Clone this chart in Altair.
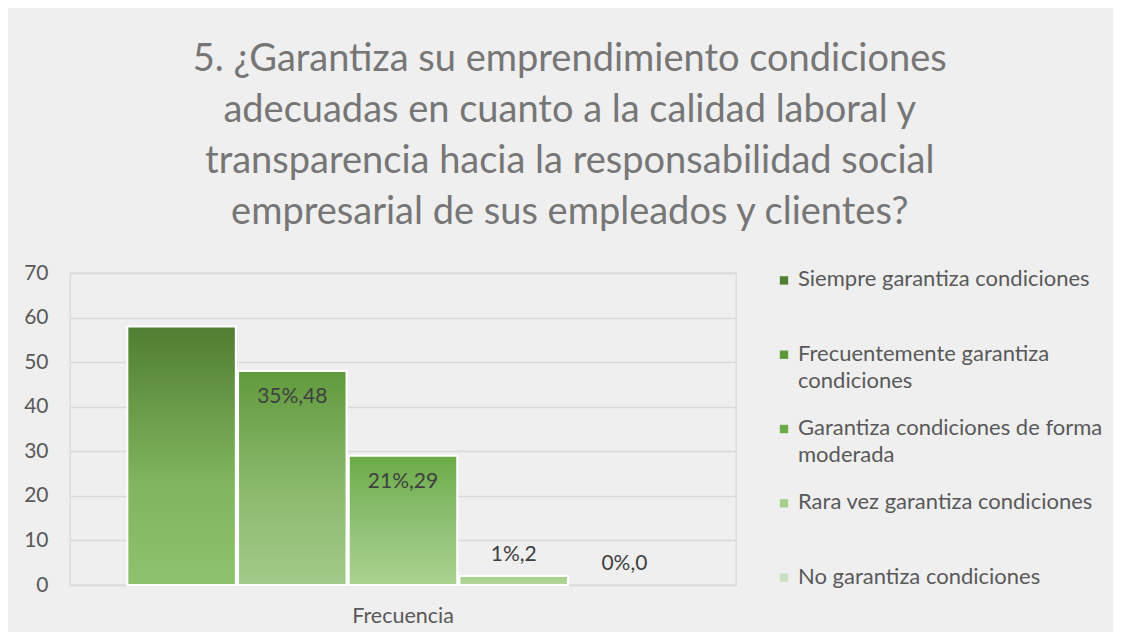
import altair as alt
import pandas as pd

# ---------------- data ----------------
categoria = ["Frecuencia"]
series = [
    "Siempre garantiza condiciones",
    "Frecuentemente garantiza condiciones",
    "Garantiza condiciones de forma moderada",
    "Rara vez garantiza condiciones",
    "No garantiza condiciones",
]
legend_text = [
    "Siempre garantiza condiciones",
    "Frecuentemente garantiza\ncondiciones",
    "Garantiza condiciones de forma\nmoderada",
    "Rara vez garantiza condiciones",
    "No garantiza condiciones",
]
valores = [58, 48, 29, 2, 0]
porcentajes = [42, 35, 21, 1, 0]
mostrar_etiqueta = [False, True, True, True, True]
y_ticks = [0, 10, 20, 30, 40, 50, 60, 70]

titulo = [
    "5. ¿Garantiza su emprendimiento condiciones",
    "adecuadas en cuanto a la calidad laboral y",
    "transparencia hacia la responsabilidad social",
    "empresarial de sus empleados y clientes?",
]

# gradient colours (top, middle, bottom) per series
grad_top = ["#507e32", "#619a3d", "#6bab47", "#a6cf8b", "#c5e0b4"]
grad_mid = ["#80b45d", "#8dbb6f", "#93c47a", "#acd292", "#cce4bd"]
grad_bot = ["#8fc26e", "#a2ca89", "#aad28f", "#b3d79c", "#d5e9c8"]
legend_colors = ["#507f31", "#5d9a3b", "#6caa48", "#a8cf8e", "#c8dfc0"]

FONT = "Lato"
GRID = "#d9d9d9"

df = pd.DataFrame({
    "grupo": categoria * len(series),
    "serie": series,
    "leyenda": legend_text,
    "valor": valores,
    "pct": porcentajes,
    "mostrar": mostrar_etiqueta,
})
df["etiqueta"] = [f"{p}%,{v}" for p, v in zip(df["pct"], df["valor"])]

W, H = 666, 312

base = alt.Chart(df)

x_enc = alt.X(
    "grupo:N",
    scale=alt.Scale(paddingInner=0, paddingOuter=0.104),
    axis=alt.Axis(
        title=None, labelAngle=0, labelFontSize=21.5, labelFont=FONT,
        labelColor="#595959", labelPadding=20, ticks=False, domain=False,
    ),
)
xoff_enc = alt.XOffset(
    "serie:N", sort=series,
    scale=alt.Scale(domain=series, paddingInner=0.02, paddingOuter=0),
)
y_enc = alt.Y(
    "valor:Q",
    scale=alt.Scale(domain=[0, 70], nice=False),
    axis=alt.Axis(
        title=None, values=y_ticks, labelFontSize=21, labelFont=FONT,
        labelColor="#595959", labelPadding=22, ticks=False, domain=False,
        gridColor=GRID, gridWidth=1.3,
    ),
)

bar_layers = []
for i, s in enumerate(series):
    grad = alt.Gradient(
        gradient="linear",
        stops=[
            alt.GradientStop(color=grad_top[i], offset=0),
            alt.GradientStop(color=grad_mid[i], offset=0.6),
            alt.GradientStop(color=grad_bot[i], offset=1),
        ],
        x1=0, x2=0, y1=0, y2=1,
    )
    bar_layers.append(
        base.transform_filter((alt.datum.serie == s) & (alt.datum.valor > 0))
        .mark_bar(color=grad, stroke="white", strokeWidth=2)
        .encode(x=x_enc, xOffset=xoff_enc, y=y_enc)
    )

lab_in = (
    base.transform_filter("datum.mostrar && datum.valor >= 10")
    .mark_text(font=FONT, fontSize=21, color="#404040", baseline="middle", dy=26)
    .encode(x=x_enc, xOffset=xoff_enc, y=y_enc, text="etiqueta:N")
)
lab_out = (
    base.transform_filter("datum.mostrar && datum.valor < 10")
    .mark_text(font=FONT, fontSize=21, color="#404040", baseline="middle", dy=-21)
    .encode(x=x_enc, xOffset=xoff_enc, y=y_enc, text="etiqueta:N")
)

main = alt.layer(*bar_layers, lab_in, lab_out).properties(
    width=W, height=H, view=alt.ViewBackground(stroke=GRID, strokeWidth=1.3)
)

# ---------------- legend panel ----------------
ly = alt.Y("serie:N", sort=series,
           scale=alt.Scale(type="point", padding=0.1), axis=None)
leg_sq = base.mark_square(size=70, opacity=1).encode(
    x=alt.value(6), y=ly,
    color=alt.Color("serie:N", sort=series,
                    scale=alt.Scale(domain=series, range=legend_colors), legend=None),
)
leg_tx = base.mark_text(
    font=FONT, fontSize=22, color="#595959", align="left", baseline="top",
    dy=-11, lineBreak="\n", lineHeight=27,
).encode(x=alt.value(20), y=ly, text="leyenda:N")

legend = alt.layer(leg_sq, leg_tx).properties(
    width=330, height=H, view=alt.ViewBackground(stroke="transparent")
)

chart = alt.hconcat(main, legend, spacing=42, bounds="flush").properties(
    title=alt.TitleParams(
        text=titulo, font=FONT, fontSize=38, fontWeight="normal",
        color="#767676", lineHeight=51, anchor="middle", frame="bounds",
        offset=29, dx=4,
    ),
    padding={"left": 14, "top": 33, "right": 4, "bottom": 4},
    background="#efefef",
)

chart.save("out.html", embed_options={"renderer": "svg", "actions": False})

## Given request
Output an exact copy of the material, with the pictures removed.

## Result of this exercise
Clone this chart in Altair.
import altair as alt
import pandas as pd

# ---------------- data ----------------
categoria = ["Frecuencia"]
series = [
    "Siempre garantiza condiciones",
    "Frecuentemente garantiza condiciones",
    "Garantiza condiciones de forma moderada",
    "Rara vez garantiza condiciones",
    "No garantiza condiciones",
]
legend_text = [
    "Siempre garantiza condiciones",
    "Frecuentemente garantiza\ncondiciones",
    "Garantiza condiciones de forma\nmoderada",
    "Rara vez garantiza condiciones",
    "No garantiza condiciones",
]
valores = [58, 48, 29, 2, 0]
porcentajes = [42, 35, 21, 1, 0]
mostrar_etiqueta = [False, True, True, True, True]
y_ticks = [0, 10, 20, 30, 40, 50, 60, 70]

titulo = [
    "5. ¿Garantiza su emprendimiento condiciones",
    "adecuadas en cuanto a la calidad laboral y",
    "transparencia hacia la responsabilidad social",
    "empresarial de sus empleados y clientes?",
]

# gradient colours (top, middle, bottom) per series
grad_top = ["#507e32", "#619a3d", "#6bab47", "#a6cf8b", "#c5e0b4"]
grad_mid = ["#80b45d", "#8dbb6f", "#93c47a", "#acd292", "#cce4bd"]
grad_bot = ["#8fc26e", "#a2ca89", "#aad28f", "#b3d79c", "#d5e9c8"]
legend_colors = ["#507f31", "#5d9a3b", "#6caa48", "#a8cf8e", "#c8dfc0"]

FONT = "Lato"
GRID = "#d9d9d9"

df = pd.DataFrame({
    "grupo": categoria * len(series),
    "serie": series,
    "leyenda": legend_text,
    "valor": valores,
    "pct": porcentajes,
    "mostrar": mostrar_etiqueta,
})
df["etiqueta"] = [f"{p}%,{v}" for p, v in zip(df["pct"], df["valor"])]

W, H = 666, 312

base = alt.Chart(df)

x_enc = alt.X(
    "grupo:N",
    scale=alt.Scale(paddingInner=0, paddingOuter=0.104),
    axis=alt.Axis(
        title=None, labelAngle=0, labelFontSize=21.5, labelFont=FONT,
        labelColor="#595959", labelPadding=20, ticks=False, domain=False,
    ),
)
xoff_enc = alt.XOffset(
    "serie:N", sort=series,
    scale=alt.Scale(domain=series, paddingInner=0.02, paddingOuter=0),
)
y_enc = alt.Y(
    "valor:Q",
    scale=alt.Scale(domain=[0, 70], nice=False),
    axis=alt.Axis(
        title=None, values=y_ticks, labelFontSize=21, labelFont=FONT,
        labelColor="#595959", labelPadding=22, ticks=False, domain=False,
        gridColor=GRID, gridWidth=1.3,
    ),
)

bar_layers = []
for i, s in enumerate(series):
    grad = alt.Gradient(
        gradient="linear",
        stops=[
            alt.GradientStop(color=grad_top[i], offset=0),
            alt.GradientStop(color=grad_mid[i], offset=0.6),
            alt.GradientStop(color=grad_bot[i], offset=1),
        ],
        x1=0, x2=0, y1=0, y2=1,
    )
    bar_layers.append(
        base.transform_filter((alt.datum.serie == s) & (alt.datum.valor > 0))
        .mark_bar(color=grad, stroke="white", strokeWidth=2)
        .encode(x=x_enc, xOffset=xoff_enc, y=y_enc)
    )

lab_in = (
    base.transform_filter("datum.mostrar && datum.valor >= 10")
    .mark_text(font=FONT, fontSize=21, color="#404040", baseline="middle", dy=26)
    .encode(x=x_enc, xOffset=xoff_enc, y=y_enc, text="etiqueta:N")
)
lab_out = (
    base.transform_filter("datum.mostrar && datum.valor < 10")
    .mark_text(font=FONT, fontSize=21, color="#404040", baseline="middle", dy=-21)
    .encode(x=x_enc, xOffset=xoff_enc, y=y_enc, text="etiqueta:N")
)

main = alt.layer(*bar_layers, lab_in, lab_out).properties(
    width=W, height=H, view=alt.ViewBackground(stroke=GRID, strokeWidth=1.3)
)

# ---------------- legend panel ----------------
ly = alt.Y("serie:N", sort=series,
           scale=alt.Scale(type="point", padding=0.1), axis=None)
leg_sq = base.mark_square(size=70, opacity=1).encode(
    x=alt.value(6), y=ly,
    color=alt.Color("serie:N", sort=series,
                    scale=alt.Scale(domain=series, range=legend_colors), legend=None),
)
leg_tx = base.mark_text(
    font=FONT, fontSize=22, color="#595959", align="left", baseline="top",
    dy=-11, lineBreak="\n", lineHeight=27,
).encode(x=alt.value(20), y=ly, text="leyenda:N")

legend = alt.layer(leg_sq, leg_tx).properties(
    width=330, height=H, view=alt.ViewBackground(stroke="transparent")
)

chart = alt.hconcat(main, legend, spacing=42, bounds="flush").properties(
    title=alt.TitleParams(
        text=titulo, font=FONT, fontSize=38, fontWeight="normal",
        color="#767676", lineHeight=51, anchor="middle", frame="bounds",
        offset=29, dx=4,
    ),
    padding={"left": 14, "top": 33, "right": 4, "bottom": 4},
    background="#efefef",
)

chart.save("out.html", embed_options={"renderer": "svg", "actions": False})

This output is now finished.